Retype only the lines below from the one with "Output the LaTeX" to the one with "fill=leftpetal] (chit) at", inclusive, skipping every image.

[Records with drawing code]
────────────────────────────────────────
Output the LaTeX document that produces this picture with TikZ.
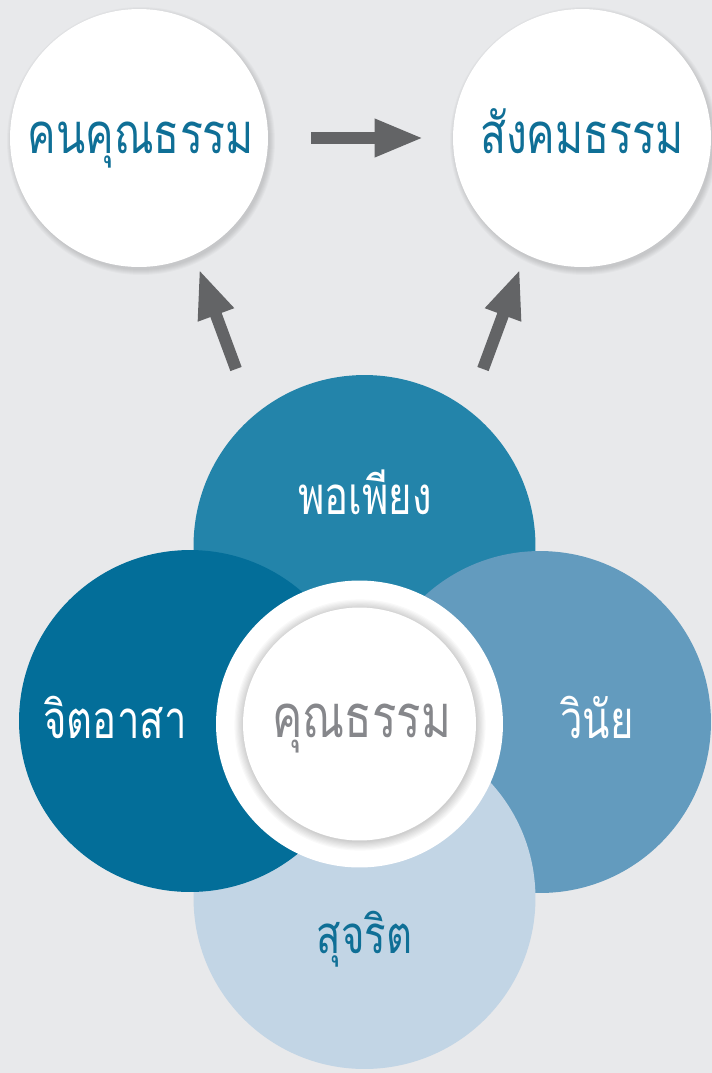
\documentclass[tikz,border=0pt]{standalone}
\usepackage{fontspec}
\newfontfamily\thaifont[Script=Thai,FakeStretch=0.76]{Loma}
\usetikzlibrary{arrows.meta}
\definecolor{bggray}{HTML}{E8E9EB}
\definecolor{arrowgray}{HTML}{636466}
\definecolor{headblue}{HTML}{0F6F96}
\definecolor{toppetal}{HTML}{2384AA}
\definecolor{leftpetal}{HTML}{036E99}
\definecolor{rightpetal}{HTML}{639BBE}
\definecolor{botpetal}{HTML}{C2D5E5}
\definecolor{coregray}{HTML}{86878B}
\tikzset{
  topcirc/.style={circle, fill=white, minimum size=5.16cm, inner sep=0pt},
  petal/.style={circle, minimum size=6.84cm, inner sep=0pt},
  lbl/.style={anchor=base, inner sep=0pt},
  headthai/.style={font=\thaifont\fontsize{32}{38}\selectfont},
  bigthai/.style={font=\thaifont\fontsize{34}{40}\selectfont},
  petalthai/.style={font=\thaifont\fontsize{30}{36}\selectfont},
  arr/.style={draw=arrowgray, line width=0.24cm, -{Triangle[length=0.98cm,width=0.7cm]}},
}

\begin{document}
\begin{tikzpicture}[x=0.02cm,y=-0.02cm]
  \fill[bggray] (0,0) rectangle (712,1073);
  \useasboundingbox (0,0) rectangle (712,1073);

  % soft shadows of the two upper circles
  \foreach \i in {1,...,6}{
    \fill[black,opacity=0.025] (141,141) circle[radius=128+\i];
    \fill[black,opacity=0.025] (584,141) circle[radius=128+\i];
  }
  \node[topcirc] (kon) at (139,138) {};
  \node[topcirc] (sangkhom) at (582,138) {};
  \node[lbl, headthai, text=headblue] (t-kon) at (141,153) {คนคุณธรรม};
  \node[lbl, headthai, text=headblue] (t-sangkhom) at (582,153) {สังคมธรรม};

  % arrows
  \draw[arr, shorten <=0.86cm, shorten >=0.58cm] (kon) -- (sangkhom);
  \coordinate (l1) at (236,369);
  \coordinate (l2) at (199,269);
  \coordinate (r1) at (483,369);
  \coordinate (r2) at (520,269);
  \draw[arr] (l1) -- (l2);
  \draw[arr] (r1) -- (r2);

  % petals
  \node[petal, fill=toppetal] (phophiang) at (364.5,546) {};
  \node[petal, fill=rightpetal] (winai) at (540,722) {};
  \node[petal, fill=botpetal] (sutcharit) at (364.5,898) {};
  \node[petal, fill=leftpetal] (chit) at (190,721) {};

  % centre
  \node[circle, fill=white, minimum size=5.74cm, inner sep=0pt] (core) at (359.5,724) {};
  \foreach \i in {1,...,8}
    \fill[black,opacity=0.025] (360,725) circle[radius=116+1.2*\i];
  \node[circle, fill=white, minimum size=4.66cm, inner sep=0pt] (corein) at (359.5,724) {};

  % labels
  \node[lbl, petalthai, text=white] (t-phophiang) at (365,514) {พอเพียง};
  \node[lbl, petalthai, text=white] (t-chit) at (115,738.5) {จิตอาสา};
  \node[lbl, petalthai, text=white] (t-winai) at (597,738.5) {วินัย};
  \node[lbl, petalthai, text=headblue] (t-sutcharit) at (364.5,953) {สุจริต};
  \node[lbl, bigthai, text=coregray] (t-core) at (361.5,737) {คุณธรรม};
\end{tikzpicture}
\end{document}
────────────────────────────────────────
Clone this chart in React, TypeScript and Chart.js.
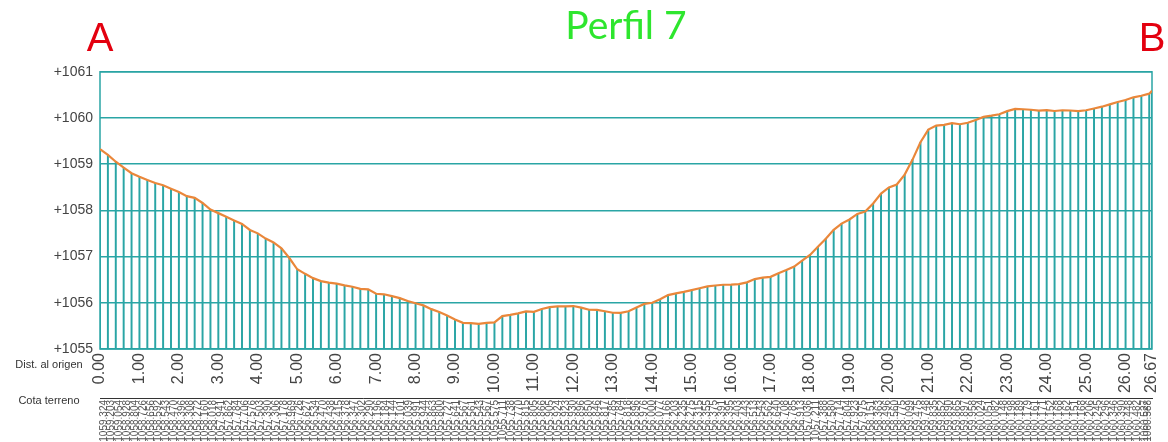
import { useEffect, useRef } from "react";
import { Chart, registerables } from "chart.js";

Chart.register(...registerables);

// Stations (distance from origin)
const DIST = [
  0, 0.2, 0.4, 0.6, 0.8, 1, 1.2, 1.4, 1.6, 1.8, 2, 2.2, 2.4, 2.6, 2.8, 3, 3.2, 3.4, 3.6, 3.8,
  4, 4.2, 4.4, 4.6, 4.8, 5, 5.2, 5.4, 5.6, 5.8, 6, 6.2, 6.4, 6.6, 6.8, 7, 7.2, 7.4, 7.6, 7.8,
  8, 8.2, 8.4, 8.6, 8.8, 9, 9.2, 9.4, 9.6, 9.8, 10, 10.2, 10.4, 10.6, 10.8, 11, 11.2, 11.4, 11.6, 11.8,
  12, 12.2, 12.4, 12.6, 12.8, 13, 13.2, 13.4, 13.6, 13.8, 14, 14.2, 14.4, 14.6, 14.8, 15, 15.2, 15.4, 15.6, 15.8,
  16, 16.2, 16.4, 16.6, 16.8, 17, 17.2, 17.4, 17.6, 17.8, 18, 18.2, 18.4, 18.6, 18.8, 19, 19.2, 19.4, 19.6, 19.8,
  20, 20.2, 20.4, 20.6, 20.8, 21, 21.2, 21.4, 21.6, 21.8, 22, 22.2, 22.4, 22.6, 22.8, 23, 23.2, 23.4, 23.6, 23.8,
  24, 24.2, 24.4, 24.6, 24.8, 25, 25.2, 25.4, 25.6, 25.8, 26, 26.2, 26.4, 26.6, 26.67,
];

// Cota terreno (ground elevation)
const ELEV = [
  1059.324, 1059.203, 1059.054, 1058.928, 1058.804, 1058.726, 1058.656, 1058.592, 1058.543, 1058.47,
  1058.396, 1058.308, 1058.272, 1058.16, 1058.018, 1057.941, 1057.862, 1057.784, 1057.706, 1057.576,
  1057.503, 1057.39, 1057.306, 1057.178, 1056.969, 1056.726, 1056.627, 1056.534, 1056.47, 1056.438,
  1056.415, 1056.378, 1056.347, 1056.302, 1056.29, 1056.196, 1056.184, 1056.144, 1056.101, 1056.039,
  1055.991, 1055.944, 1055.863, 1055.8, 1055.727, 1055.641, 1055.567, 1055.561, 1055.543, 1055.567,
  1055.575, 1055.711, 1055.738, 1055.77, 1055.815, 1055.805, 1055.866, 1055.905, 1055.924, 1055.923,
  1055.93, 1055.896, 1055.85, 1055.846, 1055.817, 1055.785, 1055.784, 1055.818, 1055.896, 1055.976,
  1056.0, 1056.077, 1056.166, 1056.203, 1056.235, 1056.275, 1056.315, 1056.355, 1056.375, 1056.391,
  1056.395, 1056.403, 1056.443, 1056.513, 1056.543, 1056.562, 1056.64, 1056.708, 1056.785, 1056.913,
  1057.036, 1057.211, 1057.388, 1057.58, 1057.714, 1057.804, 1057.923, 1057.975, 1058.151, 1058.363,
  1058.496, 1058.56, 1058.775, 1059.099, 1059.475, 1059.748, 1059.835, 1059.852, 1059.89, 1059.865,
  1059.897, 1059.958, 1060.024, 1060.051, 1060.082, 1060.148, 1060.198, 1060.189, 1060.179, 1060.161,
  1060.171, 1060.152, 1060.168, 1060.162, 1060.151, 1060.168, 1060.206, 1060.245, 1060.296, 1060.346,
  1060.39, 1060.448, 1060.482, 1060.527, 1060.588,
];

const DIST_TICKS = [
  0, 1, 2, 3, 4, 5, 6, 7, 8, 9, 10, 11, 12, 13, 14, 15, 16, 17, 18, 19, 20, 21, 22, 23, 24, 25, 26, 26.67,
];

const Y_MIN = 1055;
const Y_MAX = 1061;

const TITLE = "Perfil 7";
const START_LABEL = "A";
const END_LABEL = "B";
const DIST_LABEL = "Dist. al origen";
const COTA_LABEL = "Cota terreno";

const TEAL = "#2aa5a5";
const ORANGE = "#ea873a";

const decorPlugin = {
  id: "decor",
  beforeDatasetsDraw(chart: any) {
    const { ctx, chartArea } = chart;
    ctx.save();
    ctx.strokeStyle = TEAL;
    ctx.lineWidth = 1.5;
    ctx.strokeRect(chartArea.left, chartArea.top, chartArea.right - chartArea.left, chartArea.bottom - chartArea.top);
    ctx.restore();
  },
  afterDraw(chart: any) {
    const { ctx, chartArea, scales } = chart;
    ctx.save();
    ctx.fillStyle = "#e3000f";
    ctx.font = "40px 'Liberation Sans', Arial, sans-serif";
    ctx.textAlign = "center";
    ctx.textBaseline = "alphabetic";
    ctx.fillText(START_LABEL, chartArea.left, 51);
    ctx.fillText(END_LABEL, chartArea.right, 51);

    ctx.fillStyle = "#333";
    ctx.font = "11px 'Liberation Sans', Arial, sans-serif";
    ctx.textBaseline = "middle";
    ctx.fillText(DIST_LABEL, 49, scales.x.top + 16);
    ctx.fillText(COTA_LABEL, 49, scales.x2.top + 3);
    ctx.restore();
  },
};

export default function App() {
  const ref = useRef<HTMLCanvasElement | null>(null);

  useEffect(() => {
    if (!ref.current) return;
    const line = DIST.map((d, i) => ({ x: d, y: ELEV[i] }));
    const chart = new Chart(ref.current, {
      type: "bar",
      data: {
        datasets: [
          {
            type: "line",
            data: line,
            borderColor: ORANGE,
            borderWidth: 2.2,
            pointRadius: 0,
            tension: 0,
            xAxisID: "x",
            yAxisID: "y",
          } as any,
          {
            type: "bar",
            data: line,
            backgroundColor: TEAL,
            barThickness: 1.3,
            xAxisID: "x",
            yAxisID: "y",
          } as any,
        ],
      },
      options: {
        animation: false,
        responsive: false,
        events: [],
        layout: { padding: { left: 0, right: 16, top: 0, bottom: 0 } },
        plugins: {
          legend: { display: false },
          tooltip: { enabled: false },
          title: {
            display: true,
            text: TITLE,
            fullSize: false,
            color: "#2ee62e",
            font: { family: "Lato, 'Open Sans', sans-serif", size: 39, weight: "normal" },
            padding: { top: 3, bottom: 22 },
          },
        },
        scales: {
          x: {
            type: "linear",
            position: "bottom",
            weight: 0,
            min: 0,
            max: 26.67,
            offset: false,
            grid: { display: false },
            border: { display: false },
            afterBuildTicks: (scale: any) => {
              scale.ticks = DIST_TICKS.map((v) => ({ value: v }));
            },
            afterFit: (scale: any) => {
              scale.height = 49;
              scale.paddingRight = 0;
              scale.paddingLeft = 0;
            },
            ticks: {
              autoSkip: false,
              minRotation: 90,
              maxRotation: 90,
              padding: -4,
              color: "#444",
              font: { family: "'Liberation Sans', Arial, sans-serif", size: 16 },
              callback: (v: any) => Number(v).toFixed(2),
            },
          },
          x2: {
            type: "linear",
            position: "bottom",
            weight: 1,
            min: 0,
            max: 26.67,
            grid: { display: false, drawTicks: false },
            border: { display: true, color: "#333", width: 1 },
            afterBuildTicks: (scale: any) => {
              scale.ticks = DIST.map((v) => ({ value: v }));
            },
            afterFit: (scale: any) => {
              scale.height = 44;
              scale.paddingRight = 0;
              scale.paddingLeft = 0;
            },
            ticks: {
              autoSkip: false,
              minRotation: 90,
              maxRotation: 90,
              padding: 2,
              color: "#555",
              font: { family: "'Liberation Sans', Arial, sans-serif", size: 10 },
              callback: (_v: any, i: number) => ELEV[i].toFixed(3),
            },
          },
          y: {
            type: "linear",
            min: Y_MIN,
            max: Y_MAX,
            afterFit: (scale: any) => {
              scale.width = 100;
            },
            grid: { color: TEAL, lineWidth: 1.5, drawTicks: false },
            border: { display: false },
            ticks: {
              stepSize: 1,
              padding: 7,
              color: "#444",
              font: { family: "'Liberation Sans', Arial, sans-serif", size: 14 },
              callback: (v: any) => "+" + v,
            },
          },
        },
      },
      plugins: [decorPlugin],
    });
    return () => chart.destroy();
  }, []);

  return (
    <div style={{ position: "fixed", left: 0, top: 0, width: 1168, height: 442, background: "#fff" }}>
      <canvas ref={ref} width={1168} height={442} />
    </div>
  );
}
────────────────────────────────────────
◆ **Written answer**
Output the LaTeX document that produces this picture with TikZ.
\documentclass[tikz,border=0pt]{standalone}
\usepackage{fontspec}
\newfontfamily\thaifont[Script=Thai,FakeStretch=0.76]{Loma}
\usetikzlibrary{arrows.meta}
\definecolor{bggray}{HTML}{E8E9EB}
\definecolor{arrowgray}{HTML}{636466}
\definecolor{headblue}{HTML}{0F6F96}
\definecolor{toppetal}{HTML}{2384AA}
\definecolor{leftpetal}{HTML}{036E99}
\definecolor{rightpetal}{HTML}{639BBE}
\definecolor{botpetal}{HTML}{C2D5E5}
\definecolor{coregray}{HTML}{86878B}
\tikzset{
  topcirc/.style={circle, fill=white, minimum size=5.16cm, inner sep=0pt},
  petal/.style={circle, minimum size=6.84cm, inner sep=0pt},
  lbl/.style={anchor=base, inner sep=0pt},
  headthai/.style={font=\thaifont\fontsize{32}{38}\selectfont},
  bigthai/.style={font=\thaifont\fontsize{34}{40}\selectfont},
  petalthai/.style={font=\thaifont\fontsize{30}{36}\selectfont},
  arr/.style={draw=arrowgray, line width=0.24cm, -{Triangle[length=0.98cm,width=0.7cm]}},
}

\begin{document}
\begin{tikzpicture}[x=0.02cm,y=-0.02cm]
  \fill[bggray] (0,0) rectangle (712,1073);
  \useasboundingbox (0,0) rectangle (712,1073);

  % soft shadows of the two upper circles
  \foreach \i in {1,...,6}{
    \fill[black,opacity=0.025] (141,141) circle[radius=128+\i];
    \fill[black,opacity=0.025] (584,141) circle[radius=128+\i];
  }
  \node[topcirc] (kon) at (139,138) {};
  \node[topcirc] (sangkhom) at (582,138) {};
  \node[lbl, headthai, text=headblue] (t-kon) at (141,153) {คนคุณธรรม};
  \node[lbl, headthai, text=headblue] (t-sangkhom) at (582,153) {สังคมธรรม};

  % arrows
  \draw[arr, shorten <=0.86cm, shorten >=0.58cm] (kon) -- (sangkhom);
  \coordinate (l1) at (236,369);
  \coordinate (l2) at (199,269);
  \coordinate (r1) at (483,369);
  \coordinate (r2) at (520,269);
  \draw[arr] (l1) -- (l2);
  \draw[arr] (r1) -- (r2);

  % petals
  \node[petal, fill=toppetal] (phophiang) at (364.5,546) {};
  \node[petal, fill=rightpetal] (winai) at (540,722) {};
  \node[petal, fill=botpetal] (sutcharit) at (364.5,898) {};
  \node[petal, fill=leftpetal] (chit) at (190,721) {};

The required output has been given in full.